Патологоанатом - страница 13
Коньячок пролетел в горло медсестры, и она вся в миг приободрилась, встрепенулась, как проснувшаяся собака, кривая улыбка слегка оживила ее раскисшую мину. Содержимое двух крошечных двадцатиграммовых серебряных рюмочек, кои она опрокинула подряд, уже грели ее проспиртованную утробу.
– Как там у вурдалаков – «кровь есть жизнь»? Для меня так это – коньячок, выпил чуток – и снова бодрок! Я знаю, девки, сестренки наши, в больнице спирт попивают, почти неразбавленный. Я ж до гибели мужа капли в рот не брала. Они мне все: «Лизавета Никитична, миленькая, примите капельку, легче станет», – это когда в моей реанимационной новорожденный какой-нибудь помирал. Выхаживаю его, недоношенного, шестимесячного, неделю, другую, месяц, два, три, а он, родименький, когда ему уже человечком пора становиться нормальным, почти в девять месяцев, а то и в год помирает. Ой, больно как на душе становилось! Я еще рюмочку, не возражаете?
Она виновато глянула на любимого коллегу. Он понимал ее забытую всеми душу, никогда не корил, не ругал, не кричал, и она, в свою очередь, старалась оберегать его от служебных неприятностей, частенько принимала огонь на себя, на свое трухлявое, как перезревший гриб, тельце. От скольких только бестактных, безобразных атак родственников умерших она его уберегла!
– Рюмочки эти серебряные моим покойным родителям на серебряную свадьбу подарили (патологоанатом слушал эту историю не в первый раз). Они так любили друг друга, как даже в самых красивых фильмах показать не могут. Мамочка когда моя умерла от закупорки вен и инсульта, так папочка каждый день на могилку к ней ходил, брал с собой бутылочку и эти две рюмочки, для себя и для мамочки. Там бутылочку и распивал, то за себя, то за нее выпьет. Так я его там и нашла, на маминой могилке. Так и уснул навечно, обнимая земельку сырую, что покрыла ее, мамочку мою. Три месяца всего прожил без нее. А я, видите, уже пятнадцать лет живу без муженька моего любимого, пью каждый день, а все не забирают меня на небеса силы Всевышние. Почему так? Не знаете? Ведь вы же больше всех живых про них, силы те, знаете?
Патологоанатом молчал. Ему не хотелось выцеживать ни слова. Он курил уже третью сигарету, а желаемое внутреннее облегчение не наступало. Детки, молодые – это его вечная боль. С нею он не мог справиться, она только затихала на время, но не дарила столь нужного ему профессионального безразличия и безучастности.
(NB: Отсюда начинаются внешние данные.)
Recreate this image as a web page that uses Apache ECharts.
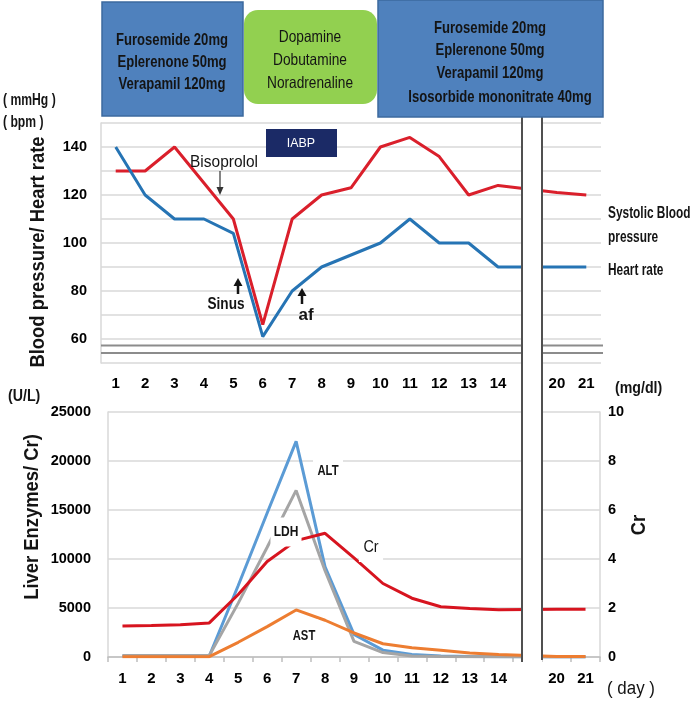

Дежурная снова наполнила до краев обе рюмочки.
– Я их так и таскаю с собой, мамочкину рюмочку и папочкину рюмочку. И пью из них: то за мамочкину память, то за папочкину. Они такие хорошие у меня были, как луна и солнышко, светили всем и днем, и ночью. А я вот, сморчок вонючий, только брезгливость во всех вызываю, хотя никому, окромя самой себя, зла-то не делаю.
Она со свистом сплюнула.
– Ну и что, что пью. На свои же денежки, в свою же глоточку лью отраву горькую, к своей же смертушке топаю. Что ж чужие-то так волнуются? Вы вот не волнуетесь, вас и ценю за это. Молчите? Ну, молчите. Попостится душенька в молчании и успокоится.
Она опрокинула обе рюмочки в черную щель на лице. Зажмурила глаза так сильно, что меж коротких и редких, как лапки паучка, ресниц выкатились на малиновые щеки прозрачные горошины. Патологоанатом следил за ее мимикой, и она не вызывала в нем брезгливости или уничижительной жалости к этой багровой развалине, напоминающей больше не женщину, когда-то блиставшую на общественном и медицинском поприще, а одинокую полу-сгнившую свеклу, позабытую крестьянином на холодной осенней земле.